I haven’t written very much lately, but I hope that will change soon. Lately my thoughts have turned to the different types of personalities we deal with on a daily basis. The most destructive is the impatient personality trait.

It begins with making only a minor compromise and ends with a product that is second rate. Some people are so focused on launching their web site, or releasing their product, that they cut corner after corner. I see it all the time and it’s stunning. I believe these people don’t realize they are cutting corners because each time they do it, it’s just a minor compromise. But after a few dozen times it really adds up, in a big way.

It goes like this:

“We don’t have good product photos right now, we’ll take good ones later.”

“We need this web site for our trade show next week, how fast can we launch?”

I could give endless examples, but you probably know the type of person I am talking about. The one that is always hurrying and tends to always need things tomorrow.

I’ve covered the hurry up aspect. Now, the failure is the result. This is especially true when it comes to building communities and customers online. The Internet is not a silver bullet. It typically takes years to build a vibrant online community and a lot of work. It’s not anything that happens in a month. The same holds true for almost everything in life. Patience is a virtue and the best things in life take years to develop.
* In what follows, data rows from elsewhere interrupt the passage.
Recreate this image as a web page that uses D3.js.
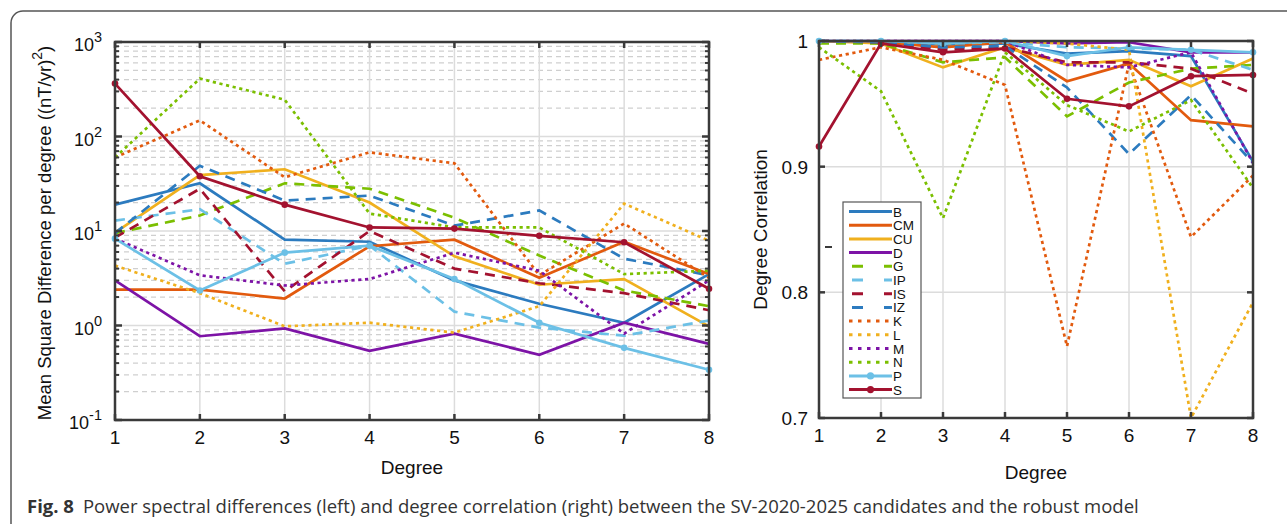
<!DOCTYPE html>
<html>
<head>
<meta charset="utf-8">
<script src="https://cdn.jsdelivr.net/npm/d3@7"></script>
<style>
  body { margin: 0; background: #fff; }
  svg { display: block; font-family: 'Liberation Sans', Arial, sans-serif; }
  .grid-major { stroke: #dcdcdc; stroke-width: 1.5px; }
  .grid-minor { stroke: #cfcfcf; stroke-width: 1.2px; stroke-dasharray: 5,4; }
  .frame { fill: none; stroke: #3a3a3a; stroke-width: 2.5px; }
  .tick { stroke: #3a3a3a; stroke-width: 2.5px; }
  .mtick { stroke: #3a3a3a; stroke-width: 2px; }
  .line { fill: none; stroke-width: 2.7px; }
</style>
</head>
<body>
<div id="chart"></div>
<script>
const degrees = [1, 2, 3, 4, 5, 6, 7, 8];
const names = ['B', 'CM', 'CU', 'D', 'G', 'IP', 'IS', 'IZ', 'K', 'L', 'M', 'N', 'P', 'S'];
const colors = ['#2c7bbf', '#e25a0e', '#f0b01e', '#7d13a6', '#7bbf00', '#6cc0e6', '#a3122f',
                '#2c7bbf', '#e25a0e', '#f0b01e', '#7d13a6', '#7bbf00', '#6cc0e6', '#a3122f'];
const styles = ['solid', 'solid', 'solid', 'solid', 'dash', 'dash', 'dash',
                'dash', 'dot', 'dot', 'dot', 'dot', 'marker', 'marker'];

// mean square difference per degree ((nT/yr)^2)
const msd = {
  B:  [19, 32, 8.1, 7.7, 3.0, 1.7, 1.07, 3.5],
  CM: [2.4, 2.4, 1.93, 6.9, 8.1, 3.2, 7.7, 3.5],
  CU: [9.6, 39, 45, 20, 5.4, 2.7, 3.1, 0.98],
  D:  [3.0, 0.77, 0.93, 0.54, 0.82, 0.49, 1.07, 0.64],
  G:  [9.5, 14.6, 32, 28, 13.8, 5.5, 2.35, 1.6],
  IP: [12.9, 17, 4.5, 7, 1.4, 0.95, 0.78, 1.13],
  IS: [8.5, 28, 2.3, 10, 4, 2.8, 2.2, 1.45],
  IZ: [9.5, 49, 21, 23.7, 11.4, 16.5, 5.1, 3.4],
  K:  [60, 148, 37, 68, 52, 3.4, 12, 3.2],
  L:  [4.3, 2.2, 0.98, 1.07, 0.84, 1.6, 19.5, 7.9],
  M:  [8.3, 3.4, 2.65, 3.1, 5.9, 3.8, 0.82, 3.0],
  N:  [60, 410, 245, 15.3, 10.9, 10.9, 3.5, 3.8],
  P:  [8.3, 2.35, 5.9, 7.0, 3.1, 1.07, 0.58, 0.34],
  S:  [363, 38, 19, 10.9, 10.6, 8.9, 7.6, 2.45]
};

// degree correlation
const corr = {
  B:  [1.0, 0.999, 0.997, 0.998, 0.99, 0.992, 0.988, 0.904],
  CM: [1.0, 0.999, 0.995, 0.999, 0.968, 0.982, 0.937, 0.932],
  CU: [1.0, 0.998, 0.979, 0.995, 0.981, 0.985, 0.964, 0.986],
  D:  [1.0, 1.0, 1.0, 1.0, 0.998, 0.999, 0.991, 0.991],
  G:  [0.998, 0.998, 0.983, 0.987, 0.94, 0.967, 0.978, 0.981],
  IP: [1.0, 1.0, 0.998, 0.999, 0.995, 0.994, 0.993, 0.977],
  IS: [1.0, 0.999, 0.993, 0.995, 0.983, 0.983, 0.978, 0.958],
  IZ: [1.0, 0.999, 0.995, 0.996, 0.963, 0.91, 0.957, 0.903],
  K:  [0.985, 0.995, 0.985, 0.965, 0.757, 0.982, 0.844, 0.893],
  L:  [1.0, 1.0, 0.998, 1.0, 0.998, 0.993, 0.70, 0.792],
  M:  [1.0, 1.0, 1.0, 1.0, 0.981, 0.979, 0.991, 0.903],
  N:  [0.995, 0.96, 0.859, 0.991, 0.949, 0.928, 0.953, 0.883],
  P:  [1.0, 1.0, 0.998, 1.0, 0.988, 0.995, 0.993, 0.991],
  S:  [0.916, 0.998, 0.991, 0.994, 0.954, 0.948, 0.972, 0.973]
};

const leftYTicks = [-1, 0, 1, 2, 3];
const rightYTicks = [0.7, 0.8, 0.9, 1];

const W = 1287, H = 524;
const svg = d3.select('#chart').append('svg').attr('width', W).attr('height', H);

// outer figure frame
svg.append('rect').attr('x', 11).attr('y', 11).attr('width', W + 20).attr('height', H + 20)
    .attr('rx', 12).attr('fill', 'none').attr('stroke', '#555').attr('stroke-width', 1.5);

const dashFor = s => s === 'dash' ? '10,7' : s === 'dot' ? '3.2,3.6' : null;

function drawLines(g, data, x, y) {
  names.forEach((n, i) => {
    const pts = data[n].map((v, j) => [degrees[j], v]);
    const line = d3.line().x(d => x(d[0])).y(d => y(d[1]));
    g.append('path').attr('class', 'line')
        .attr('d', line(pts))
        .attr('stroke', colors[i])
        .attr('stroke-width', styles[i] === 'dot' ? 3.3 : 2.7)
        .attr('stroke-dasharray', dashFor(styles[i]));
    if (styles[i] === 'marker') {
      g.selectAll(null).data(pts).enter().append('circle')
          .attr('cx', d => x(d[0])).attr('cy', d => y(d[1])).attr('r', 3.3)
          .attr('fill', colors[i]);
    }
  });
}

// ---------- left panel ----------
const L = { x0: 115, x1: 709, y0: 42, y1: 420 };
const xl = d3.scaleLinear().domain([1, 8]).range([L.x0, L.x1]);
const yl = d3.scaleLog().domain([0.1, 1000]).range([L.y1, L.y0]);
const gl = svg.append('g');

const minorL = [];
for (let e = -1; e < 3; e++) for (let k = 2; k <= 9; k++) minorL.push(k * Math.pow(10, e));

gl.selectAll('.gm').data(minorL).enter().append('line').attr('class', 'grid-minor')
    .attr('x1', L.x0).attr('x2', L.x1).attr('y1', d => yl(d)).attr('y2', d => yl(d));
gl.selectAll('.gM').data(leftYTicks).enter().append('line').attr('class', 'grid-major')
    .attr('x1', L.x0).attr('x2', L.x1).attr('y1', d => yl(Math.pow(10, d))).attr('y2', d => yl(Math.pow(10, d)));
gl.selectAll('.gx').data(degrees.slice(1, -1)).enter().append('line').attr('class', 'grid-major')
    .attr('x1', d => xl(d)).attr('x2', d => xl(d)).attr('y1', L.y0).attr('y2', L.y1);

drawLines(gl.append('g'), msd, xl, yl);

gl.append('rect').attr('class', 'frame').attr('x', L.x0).attr('y', L.y0)
    .attr('width', L.x1 - L.x0).attr('height', L.y1 - L.y0);
// ticks
degrees.forEach(d => {
  gl.append('line').attr('class', 'tick').attr('x1', xl(d)).attr('x2', xl(d)).attr('y1', L.y1).attr('y2', L.y1 - 6);
  gl.append('line').attr('class', 'tick').attr('x1', xl(d)).attr('x2', xl(d)).attr('y1', L.y0).attr('y2', L.y0 + 6);
  gl.append('text').attr('x', xl(d)).attr('y', L.y1 + 24).attr('text-anchor', 'middle')
      .attr('font-size', 19).attr('fill', '#111').text(d);
});
minorL.forEach(v => {
  [[L.x0, L.x0 + 4], [L.x1, L.x1 - 4]].forEach(([a, b]) =>
    gl.append('line').attr('class', 'mtick').attr('x1', a).attr('x2', b).attr('y1', yl(v)).attr('y2', yl(v)));
});
leftYTicks.forEach(e => {
  const yy = yl(Math.pow(10, e));
  [[L.x0, L.x0 + 7], [L.x1, L.x1 - 7]].forEach(([a, b]) =>
    gl.append('line').attr('class', 'tick').attr('x1', a).attr('x2', b).attr('y1', yy).attr('y2', yy));
  const t = gl.append('text').attr('x', L.x0 - 13).attr('y', yy + 9).attr('text-anchor', 'end')
      .attr('font-size', 18).attr('fill', '#111');
  t.append('tspan').text('10');
  t.append('tspan').attr('font-size', 14.5).attr('dy', -9).text(e);
});
gl.append('text').attr('x', xl(4.5)).attr('y', 474).attr('text-anchor', 'middle')
    .attr('font-size', 19).attr('fill', '#111').text('Degree');
const ylab = gl.append('text').attr('transform', `translate(51,${(L.y0 + L.y1) / 2 + 2}) rotate(-90)`)
    .attr('text-anchor', 'middle').attr('font-size', 18.5).attr('fill', '#111');
ylab.append('tspan').text('Mean Square Difference per degree ((nT/yr)');
ylab.append('tspan').attr('font-size', 14).attr('dy', -9).text('2');
ylab.append('tspan').attr('dy', 9).text(')');

// ---------- right panel ----------
const R = { x0: 819, x1: 1253, y0: 41, y1: 418 };
const xr = d3.scaleLinear().domain([1, 8]).range([R.x0, R.x1]);
const yr = d3.scaleLinear().domain([0.7, 1]).range([R.y1, R.y0]);
const gr = svg.append('g');

gr.selectAll('.gy').data(rightYTicks.slice(1, -1)).enter().append('line').attr('class', 'grid-major')
    .attr('x1', R.x0).attr('x2', R.x1).attr('y1', d => yr(d)).attr('y2', d => yr(d));
gr.selectAll('.gx').data(degrees.slice(1, -1)).enter().append('line').attr('class', 'grid-major')
    .attr('x1', d => xr(d)).attr('x2', d => xr(d)).attr('y1', R.y0).attr('y2', R.y1);

drawLines(gr.append('g'), corr, xr, yr);

gr.append('rect').attr('class', 'frame').attr('x', R.x0).attr('y', R.y0)
    .attr('width', R.x1 - R.x0).attr('height', R.y1 - R.y0);
degrees.forEach(d => {
  gr.append('line').attr('class', 'tick').attr('x1', xr(d)).attr('x2', xr(d)).attr('y1', R.y1).attr('y2', R.y1 - 6);
  gr.append('line').attr('class', 'tick').attr('x1', xr(d)).attr('x2', xr(d)).attr('y1', R.y0).attr('y2', R.y0 + 6);
  gr.append('text').attr('x', xr(d)).attr('y', R.y1 + 24).attr('text-anchor', 'middle')
      .attr('font-size', 19).attr('fill', '#111').text(d);
});
rightYTicks.forEach(v => {
  [[R.x0, R.x0 + 6], [R.x1, R.x1 - 6]].forEach(([a, b]) =>
    gr.append('line').attr('class', 'tick').attr('x1', a).attr('x2', b).attr('y1', yr(v)).attr('y2', yr(v)));
  gr.append('text').attr('x', R.x0 - 11).attr('y', yr(v) + 7).attr('text-anchor', 'end')
      .attr('font-size', 19).attr('fill', '#111').text(v);
});
gr.append('text').attr('x', xr(4.5)).attr('y', 479).attr('text-anchor', 'middle')
    .attr('font-size', 19).attr('fill', '#111').text('Degree');
gr.append('text').attr('transform', `translate(767,${(R.y0 + R.y1) / 2}) rotate(-90)`)
    .attr('text-anchor', 'middle').attr('font-size', 19).attr('fill', '#111').text('Degree Correlation');
// stray tick mark seen left of legend
gr.append('line').attr('class', 'mtick').attr('x1', 825).attr('x2', 832).attr('y1', 247).attr('y2', 247);

// legend
const lg = gr.append('g').attr('transform', 'translate(843,202)');
lg.append('rect').attr('width', 78).attr('height', 196).attr('fill', '#fff')
    .attr('stroke', '#555').attr('stroke-width', 1.2);
names.forEach((n, i) => {
  const yy = 9.5 + i * 13.7;
  lg.append('line').attr('x1', 6).attr('x2', 49).attr('y1', yy).attr('y2', yy)
      .attr('stroke', colors[i]).attr('stroke-width', 3)
      .attr('stroke-dasharray', styles[i] === 'dash' ? '11,21' : styles[i] === 'dot' ? '3.5,5.5' : null)
      .attr('stroke-dashoffset', styles[i] === 'dash' ? -3 : 0);
  if (styles[i] === 'marker') {
    lg.append('circle').attr('cx', 27.5).attr('cy', yy).attr('r', 3.6).attr('fill', colors[i]);
  }
  lg.append('text').attr('x', 50).attr('y', yy + 5).attr('font-size', 13.5).attr('fill', '#111').text(n);
});

// caption
const cap = svg.append('text').attr('x', 27).attr('y', 513)
    .attr('font-family', "'Open Sans', sans-serif").attr('font-size', 18.5).attr('fill', '#333');
cap.append('tspan').attr('font-weight', 'bold').text('Fig. 8');
cap.append('tspan').attr('dx', 9).text('Power spectral differences (left) and degree correlation (right) between the SV-2020-2025 candidates and the robust model');
</script>
</body>
</html>
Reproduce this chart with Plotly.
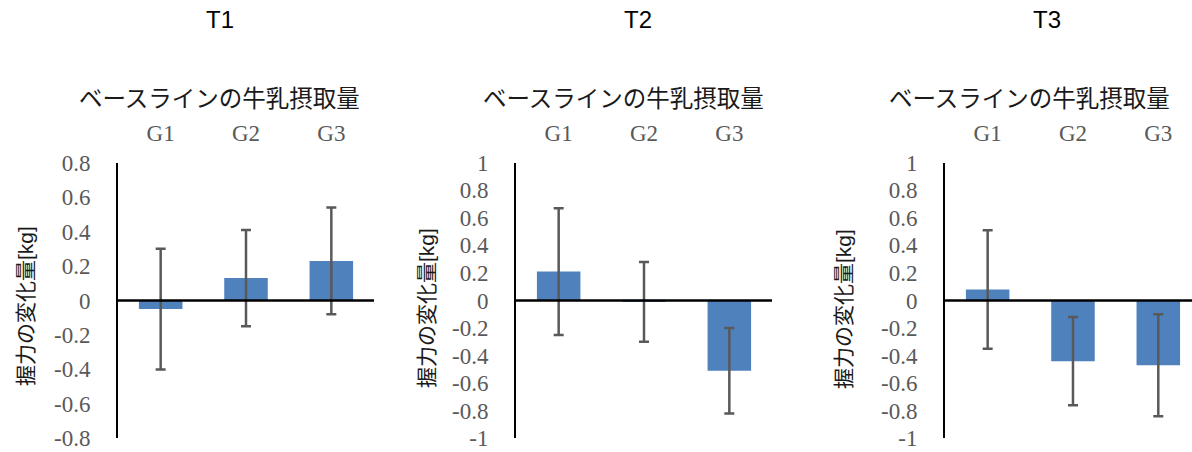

3 responses to “Hurry Up and Fail”

  1. There is a difference between cutting features and cutting corners.

    Cutting a feature is different, because nobody outside of the development process knew that feature would be there, then when its added later, its like a bonus.

    Cutting corners is more like, leaving the feature in, but crippling it to get it out the door. Now you launch with a poorly implemented feature, and it will turn people off. Even an update later will likely not turn people back on to a feature.

    A site’s launch is paramount. The majority of the traffic seems to come in the first month (unless its a community site, and it continues to build, but if you dont have a steady flow at 30 days, its likely to not take off). Its that first impression that you have to show off what the site can do.

    So I see both Chris’ Point, and Mark’s … I just see a more clearly defined line between the two.

  2. Yeah, by cutting corners I definitely didn’t mean cutting features. I’d rather see a solid product that is missing one or two features than a half baked product that is only as strong as its weakest link.